When Humbert first sees Lolita, lying on the lawn under the sprinklers, she appears to him from under the mist like a vision of longing from the past. Despite its erotic overtones, Lolita is primarily a love story. It’s not about sex as much as it is about romantic obsession. The predatory reprobate Quilty may see Lolita as a plaything, but to Humbert, she is the light of my life, fire of my loins. My sin, my soul.

Schiff deserves credit for keeping a sense of Nabokov’s poetry in tact, but this film really belongs to the exceptional performances of Jeremy Irons and Dominque Swain as Humbert Humbert and the nymphet Dolores Hayes (Lolita). Melanie Griffith is the weak link as Mrs. Hays, Lolita’s sexually frustrated mother. But, as anyone familiar with the novel knows, she won’t be around for long.

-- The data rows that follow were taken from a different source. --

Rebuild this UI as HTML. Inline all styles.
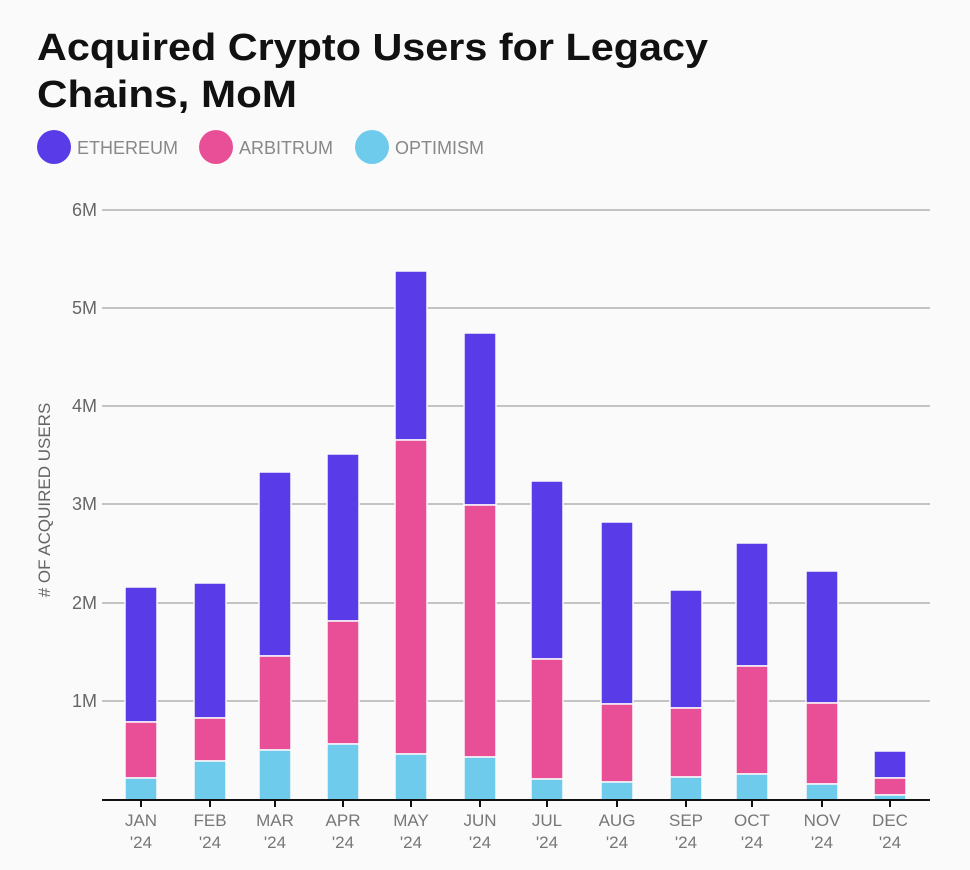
<!DOCTYPE html>
<html><head><meta charset="utf-8"><style>
html,body{margin:0;padding:0;background:#fafafa;}
svg{display:block;font-family:"Liberation Sans",sans-serif;}
</style></head><body>
<svg width="970" height="870" viewBox="0 0 970 870" xmlns="http://www.w3.org/2000/svg">
<rect width="970" height="870" fill="#fafafa"/>
<text x="37" y="60" font-size="38" font-weight="700" fill="#111" textLength="671" lengthAdjust="spacingAndGlyphs">Acquired Crypto Users for Legacy</text>
<text x="37" y="107" font-size="38" font-weight="700" fill="#111" textLength="260" lengthAdjust="spacingAndGlyphs">Chains, MoM</text>
<circle cx="54" cy="147" r="17" fill="#5a3be8"/>
<text x="77" y="154" font-size="18" fill="#888">ETHEREUM</text>
<circle cx="216" cy="147" r="17" fill="#e94f96"/>
<text x="239" y="154" font-size="18" fill="#888">ARBITRUM</text>
<circle cx="372" cy="147" r="17" fill="#6ecbec"/>
<text x="395" y="154" font-size="18" fill="#888">OPTIMISM</text>
<g stroke="#c4c4c4" stroke-width="2">
<line x1="102" x2="930" y1="210" y2="210"/>
<line x1="102" x2="930" y1="308" y2="308"/>
<line x1="102" x2="930" y1="406" y2="406"/>
<line x1="102" x2="930" y1="504" y2="504"/>
<line x1="102" x2="930" y1="603" y2="603"/>
<line x1="102" x2="930" y1="701" y2="701"/>
</g>
<g font-size="18" fill="#666" text-anchor="end">
<text x="97" y="216">6M</text><text x="97" y="314">5M</text><text x="97" y="412">4M</text>
<text x="97" y="510">3M</text><text x="97" y="609">2M</text><text x="97" y="707">1M</text>
</g>
<text transform="translate(50,500) rotate(-90)" font-size="17" fill="#666" text-anchor="middle">#  OF ACQUIRED USERS</text>
<g stroke="#fafafa" stroke-width="1.5">
<rect x="125" y="587" width="32" height="135" fill="#5a3be8"/><rect x="125" y="722" width="32" height="56" fill="#e94f96"/><rect x="125" y="778" width="32" height="22" fill="#6ecbec"/>
<rect x="194" y="583" width="32" height="135" fill="#5a3be8"/><rect x="194" y="718" width="32" height="43" fill="#e94f96"/><rect x="194" y="761" width="32" height="39" fill="#6ecbec"/>
<rect x="259" y="472" width="32" height="184" fill="#5a3be8"/><rect x="259" y="656" width="32" height="94" fill="#e94f96"/><rect x="259" y="750" width="32" height="50" fill="#6ecbec"/>
<rect x="327" y="454" width="32" height="167" fill="#5a3be8"/><rect x="327" y="621" width="32" height="123" fill="#e94f96"/><rect x="327" y="744" width="32" height="56" fill="#6ecbec"/>
<rect x="395" y="271" width="32" height="169" fill="#5a3be8"/><rect x="395" y="440" width="32" height="314" fill="#e94f96"/><rect x="395" y="754" width="32" height="46" fill="#6ecbec"/>
<rect x="464" y="333" width="32" height="172" fill="#5a3be8"/><rect x="464" y="505" width="32" height="252" fill="#e94f96"/><rect x="464" y="757" width="32" height="43" fill="#6ecbec"/>
<rect x="531" y="481" width="32" height="178" fill="#5a3be8"/><rect x="531" y="659" width="32" height="120" fill="#e94f96"/><rect x="531" y="779" width="32" height="21" fill="#6ecbec"/>
<rect x="601" y="522" width="32" height="182" fill="#5a3be8"/><rect x="601" y="704" width="32" height="78" fill="#e94f96"/><rect x="601" y="782" width="32" height="18" fill="#6ecbec"/>
<rect x="670" y="590" width="32" height="118" fill="#5a3be8"/><rect x="670" y="708" width="32" height="69" fill="#e94f96"/><rect x="670" y="777" width="32" height="23" fill="#6ecbec"/>
<rect x="736" y="543" width="32" height="123" fill="#5a3be8"/><rect x="736" y="666" width="32" height="108" fill="#e94f96"/><rect x="736" y="774" width="32" height="26" fill="#6ecbec"/>
<rect x="806" y="571" width="32" height="132" fill="#5a3be8"/><rect x="806" y="703" width="32" height="81" fill="#e94f96"/><rect x="806" y="784" width="32" height="16" fill="#6ecbec"/>
<rect x="874" y="751" width="32" height="27" fill="#5a3be8"/><rect x="874" y="778" width="32" height="17" fill="#e94f96"/><rect x="874" y="795" width="32" height="5" fill="#6ecbec"/>
</g>
<line x1="102" x2="930" y1="800" y2="800" stroke="#111" stroke-width="2"/>
<g stroke="#111" stroke-width="2">
<line x1="141" x2="141" y1="800" y2="807"/><line x1="210" x2="210" y1="800" y2="807"/><line x1="275" x2="275" y1="800" y2="807"/>
<line x1="343" x2="343" y1="800" y2="807"/><line x1="411" x2="411" y1="800" y2="807"/><line x1="480" x2="480" y1="800" y2="807"/>
<line x1="547" x2="547" y1="800" y2="807"/><line x1="617" x2="617" y1="800" y2="807"/><line x1="686" x2="686" y1="800" y2="807"/>
<line x1="752" x2="752" y1="800" y2="807"/><line x1="822" x2="822" y1="800" y2="807"/><line x1="890" x2="890" y1="800" y2="807"/>
</g>
<g font-size="17" fill="#777" text-anchor="middle">
<text x="141" y="826">JAN</text><text x="141" y="848">'24</text>
<text x="210" y="826">FEB</text><text x="210" y="848">'24</text>
<text x="275" y="826">MAR</text><text x="275" y="848">'24</text>
<text x="343" y="826">APR</text><text x="343" y="848">'24</text>
<text x="411" y="826">MAY</text><text x="411" y="848">'24</text>
<text x="480" y="826">JUN</text><text x="480" y="848">'24</text>
<text x="547" y="826">JUL</text><text x="547" y="848">'24</text>
<text x="617" y="826">AUG</text><text x="617" y="848">'24</text>
<text x="686" y="826">SEP</text><text x="686" y="848">'24</text>
<text x="752" y="826">OCT</text><text x="752" y="848">'24</text>
<text x="822" y="826">NOV</text><text x="822" y="848">'24</text>
<text x="890" y="826">DEC</text><text x="890" y="848">'24</text>
</g>
</svg>
</body></html>
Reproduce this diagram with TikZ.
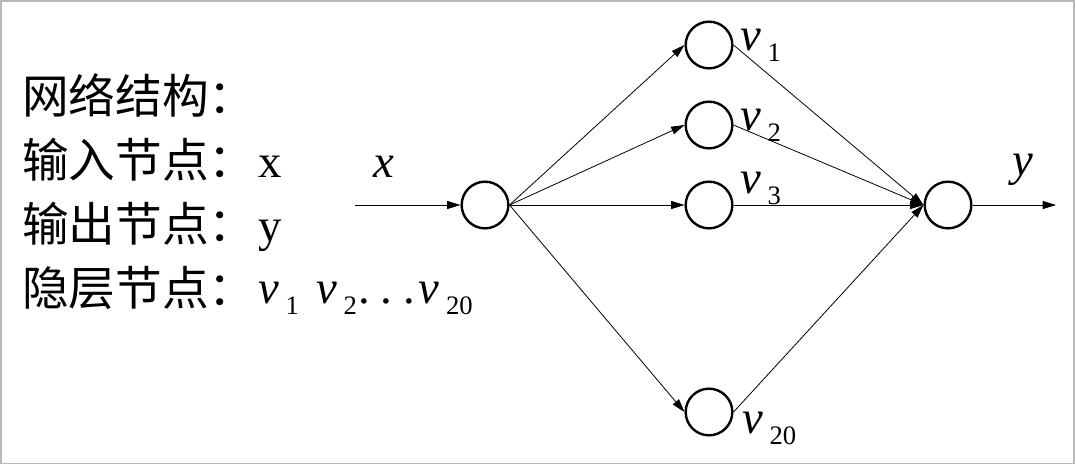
\documentclass[tikz,border=0pt]{standalone}
\usepackage{fontspec}
\setmainfont{Liberation Serif}
\newfontfamily\cjk{Noto Sans CJK SC}
\usetikzlibrary{arrows.meta,positioning}
\newcommand{\vlab}[1]{\textit{v}\hspace{5pt}\raisebox{-8.5pt}{\fontsize{20}{22}\selectfont #1}}

\begin{document}
\begin{tikzpicture}[x=0.75pt, y=-0.75pt,
      neuron/.style={circle, draw, line width=1.8pt, minimum size=35pt, inner sep=0pt},
      conn/.style={line width=0.6pt, -{Triangle[length=10pt, width=6pt]}},
      bigtxt/.style={font=\fontsize{35}{40}\selectfont, inner sep=0pt, anchor=base west},
      vtxt/.style={font=\fontsize{35}{40}\selectfont, inner sep=0pt, anchor=base west}]
    \useasboundingbox (0,0) rectangle (1075,465);
    \draw[gray!55, line width=1.2pt] (0.8,0.8) rectangle (1074.2,463.5);
    % left legend
    \node[bigtxt] (t1) at (22,113) {\cjk 网络结构：};
    \node[bigtxt] (t2) at (22,177) {\cjk 输入节点：};
    \node[bigtxt] (t3) at (22,241) {\cjk 输出节点：};
    \node[bigtxt] (t4) at (22,305) {\cjk 隐层节点：};
    \node[bigtxt] (t2v) at (258,177) {x};
    \node[bigtxt] (t3v) at (258,241) {y};
    \node[vtxt] (t4v) at (258,303) {\vlab{1}\hspace{13pt}\vlab{2}\hspace{1pt}.\hspace{8pt}.\hspace{8pt}.\hspace{3pt}\vlab{20}};
    % network
    \node[neuron] (in) at (485,205) {};
    \node[neuron] (h1) at (709,45) {};
    \node[neuron] (h2) at (709,125) {};
    \node[neuron] (h3) at (709,205) {};
    \node[neuron] (h20) at (709,412) {};
    \node[neuron] (out) at (948,205) {};
    \coordinate (xin) at (355,205);
    \coordinate (yout) at (1056,205);
    \draw[conn] (xin) -- (in.west);
    \foreach \h in {h1,h2,h3,h20}{
      \draw[conn] (in.east) -- (\h.west);
      \draw[conn] (\h.east) -- (out.west);
    }
    \draw[conn] (out.east) -- (yout);
    % labels
    \node[vtxt] (lx) at (373,177) {\textit{x}};
    \node[vtxt] (ly) at (1012,175) {\textit{y}};
    \node[vtxt] (l1) at (740,50) {\vlab{1}};
    \node[vtxt] (l2) at (740,130) {\vlab{2}};
    \node[vtxt] (l3) at (740,193) {\vlab{3}};
    \node[vtxt] (l20) at (742,433) {\vlab{20}};
\end{tikzpicture}
\end{document}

Irons creates the consummate Humbert in a performance so carefully nuanced that his longing for the girl is almost a character of its own. He quivers at Lolita’s slightest touch, hungry for the least bit of affection from the child. It’s a doleful longing, and Irons shades his performance with a pervasive sadness.

Humbert realizes what he’s doing is wrong. He makes no excuses for it, but he can’t help himself. His longing knows no bounds. But he’s also a man who likely could not have made the first overture, no matter how often he had fantasized it. When Lolita whispers to him what she has learned from one of the boys after attending camp, Humbert trembles with anticipation. Shall I show you? she asks. So, Lolita seduces him, and Humbert is powerless to resist even though he intuitively knows this madness can lead only to tragedy.

Dominque Swain — who has never appeared in a film before, let alone taken an acting class — is absolutely stunning as Lolita, perfectly capturing the character’s childish impishness and petulance as well as her coquettish sensuality and vulnerability.

Lolita revels in the power of her sexuality without understanding it or its consequences. She is still a child, but a child who soon tires of the game she has naively initiated. She learns to manipulate her older lover, to make him pay for her favors. And her boredom soon turns to an abiding contempt. She may have been the love of his life, but, as she tells him in a confession that shatters him, he was never the love of hers.

This story, of course, cannot end happily. How could it? Humbert has destroyed Lolita’s innocence and his unchecked desire has in turn destroyed him. His obsession consumes them both. Though the final scene follows the book, Lyne unnecessarily prolongs the violence, which is my only objection to the film.